PUNTA GORDA (FOX 13) - A report by the Florida Department of Law Enforcement says the death of a woman shot by a police officer during a training demonstration last August was an accident, caused by the officer's inability to differentiate between blank firing cartridges and live .38 caliber ammunition.
The FDLE report, released Wednesday, gives a minute-by-minute account, based on surveillance video and witness accounts, of Mary Knowlton's death, during a citizens police academy hosted by the Punta Gorda Police Department August 9. It also answers the question of how live ammunition wound up in an officer's gun, during a "shoot/don't shoot" role play scenario.
Knowlton, a 73-year-old retired librarian, was chosen at random to play the role of a police officer who encounters a suspicious person breaking into a car. The scenario began when Knowlton, armed with a simulation training gun, confronts the suspect, played by Officer Lee Coel and engages him in a brief conversation. Officer Coel walks toward the front bumper of the car and grabs a revolver he had earlier placed on the bumper. It is at this point that Knowlton, playing the role of an officer, would have to decide whether to shoot, or don't shoot.

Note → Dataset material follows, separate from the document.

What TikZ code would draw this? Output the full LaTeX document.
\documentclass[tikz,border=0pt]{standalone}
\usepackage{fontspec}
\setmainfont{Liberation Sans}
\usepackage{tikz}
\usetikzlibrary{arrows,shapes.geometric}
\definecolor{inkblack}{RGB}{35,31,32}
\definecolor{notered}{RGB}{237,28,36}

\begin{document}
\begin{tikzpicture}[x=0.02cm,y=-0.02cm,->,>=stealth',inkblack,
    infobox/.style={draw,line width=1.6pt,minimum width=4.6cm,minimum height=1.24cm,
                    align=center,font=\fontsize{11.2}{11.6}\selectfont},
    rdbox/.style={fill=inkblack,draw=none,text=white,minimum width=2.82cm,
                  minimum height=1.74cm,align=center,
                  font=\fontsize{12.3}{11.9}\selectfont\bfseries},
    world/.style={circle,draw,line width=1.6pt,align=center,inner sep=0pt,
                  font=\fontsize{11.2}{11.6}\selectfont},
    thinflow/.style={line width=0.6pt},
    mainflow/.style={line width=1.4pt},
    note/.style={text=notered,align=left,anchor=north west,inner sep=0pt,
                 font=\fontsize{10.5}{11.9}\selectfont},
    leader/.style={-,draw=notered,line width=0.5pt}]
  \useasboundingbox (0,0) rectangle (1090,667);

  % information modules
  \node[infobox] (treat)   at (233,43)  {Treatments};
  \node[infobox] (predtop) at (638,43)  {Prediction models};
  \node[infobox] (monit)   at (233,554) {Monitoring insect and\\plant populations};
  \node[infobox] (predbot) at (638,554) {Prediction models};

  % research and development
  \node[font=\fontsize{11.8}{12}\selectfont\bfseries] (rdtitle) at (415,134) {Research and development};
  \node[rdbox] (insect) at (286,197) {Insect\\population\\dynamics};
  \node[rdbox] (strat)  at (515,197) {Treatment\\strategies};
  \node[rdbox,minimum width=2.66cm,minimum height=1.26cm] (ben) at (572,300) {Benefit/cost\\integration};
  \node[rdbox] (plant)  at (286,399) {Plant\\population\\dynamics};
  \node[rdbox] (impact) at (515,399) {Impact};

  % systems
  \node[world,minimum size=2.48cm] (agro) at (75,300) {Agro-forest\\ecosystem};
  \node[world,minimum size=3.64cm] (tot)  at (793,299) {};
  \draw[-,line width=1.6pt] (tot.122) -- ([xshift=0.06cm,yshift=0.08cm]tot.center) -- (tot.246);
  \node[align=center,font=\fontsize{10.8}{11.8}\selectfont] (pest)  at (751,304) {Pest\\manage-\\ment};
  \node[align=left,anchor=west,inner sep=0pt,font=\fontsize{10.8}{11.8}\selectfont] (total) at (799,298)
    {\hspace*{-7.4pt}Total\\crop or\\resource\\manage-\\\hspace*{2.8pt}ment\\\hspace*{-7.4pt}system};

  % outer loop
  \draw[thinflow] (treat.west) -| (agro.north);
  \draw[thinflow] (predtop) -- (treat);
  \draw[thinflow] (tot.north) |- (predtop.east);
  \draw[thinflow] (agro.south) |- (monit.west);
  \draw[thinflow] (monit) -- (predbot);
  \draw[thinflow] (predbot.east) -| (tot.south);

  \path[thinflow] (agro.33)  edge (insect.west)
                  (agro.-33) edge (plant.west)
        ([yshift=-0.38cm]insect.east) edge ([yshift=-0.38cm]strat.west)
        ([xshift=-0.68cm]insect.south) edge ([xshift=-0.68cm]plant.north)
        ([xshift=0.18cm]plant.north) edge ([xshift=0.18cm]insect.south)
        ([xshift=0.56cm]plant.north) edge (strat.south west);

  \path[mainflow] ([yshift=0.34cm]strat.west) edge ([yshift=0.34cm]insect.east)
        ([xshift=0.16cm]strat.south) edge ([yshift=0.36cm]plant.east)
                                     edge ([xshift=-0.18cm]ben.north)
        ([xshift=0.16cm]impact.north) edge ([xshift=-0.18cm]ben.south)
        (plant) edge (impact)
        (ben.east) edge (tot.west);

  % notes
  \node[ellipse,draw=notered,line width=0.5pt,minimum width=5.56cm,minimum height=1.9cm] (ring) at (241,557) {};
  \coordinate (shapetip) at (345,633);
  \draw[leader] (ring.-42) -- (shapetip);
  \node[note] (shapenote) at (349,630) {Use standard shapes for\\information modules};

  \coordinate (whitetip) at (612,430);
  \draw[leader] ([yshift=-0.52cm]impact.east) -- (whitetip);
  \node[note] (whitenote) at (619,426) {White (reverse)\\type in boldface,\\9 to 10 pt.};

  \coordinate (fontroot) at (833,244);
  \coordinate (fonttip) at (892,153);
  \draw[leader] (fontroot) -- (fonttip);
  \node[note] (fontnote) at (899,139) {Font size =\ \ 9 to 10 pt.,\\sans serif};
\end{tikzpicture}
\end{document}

After grabbing the revolver, Officer Coel pointed it toward Knowlton and fired several times. The FDLE report says two bullets ricocheted off the engine hood striking Mrs. Knowlton in her abdomen and left elbow. After being struck, she bent over at the waist, spun around and fell to the ground. At first, most of those attending thought she was going along with the scenario. It wasn't until Chief Tom Lewis, Officer Coel and other officers rushed to her aid that they realized she had been shot and the bullets were real.
The question of how Officer Coel's gun wound up with live ammunition instead of blanks has been hanging over the investigation for months.
According the FDLE report, Coel loaded his personally owned .38 caliber Smith & Wesson revolver with what he thought were four blank firing cartridges.FDLE investigators determined that the bullets were given to Coel by Lt. Katie Heck, who got them from her husband, who had stored them at their residence. The report says Lt. Heck believed the cartridges were blanks. Under the same assumption, Officer Coel stored them in the back of his patrol car along with three boxes of actual blanks. When he loaded his gun for the demonstration, he would have likely believed that all of the bullets stored in the back his patrol car were blanks.
The report says Officer Coel had earlier tested the ammunition with his supervisor, Corporal Leonard Prevatte, at the Charlotte County Sheriff's Office gun range. A single test fire was performed while pointing the revolver at the ground.
The report says, "It can be reasonably submitted that neither Coel nor Prevatte noticed the projectile striking the grass next to them, because they assumed they were firing blanks."
The report concludes, "There is no evidence that Coel intended to use lethal ammunition," in the role-playing scenario, and that, "It is apparent that Ofc. Coel's, and others,' inability to differentiate between blank firing cartridges and .38 caliber HBWC (hollow based wad cutters) ammunition resulted in Mary Knowlton's death. "
Mary Knowlton's tragic death had already lead to policy changes at the North Port Police Department. Sandi Poreda, a city spokesperson, says one of the new policies "prohibits any type of live fire or lethal ammunition from being present at any community demonstration". Another policy, she says "prohibits co-mingling live lethal and non-lethal rounds."
A separate investigation by the State Attorney's Office has led to charges against Officer Coel and Chief Lewis. Coel, 28, was arrested on a charge of manslaughter last month. If convicted he could get up to 30 years in prison. Chief Lewis is charged with culpable negligence and could face up to 60 days in jail if convicted.
In November, the Punta Gorda City Council approved a $2.06 million settlement with Mary Knowlton's family.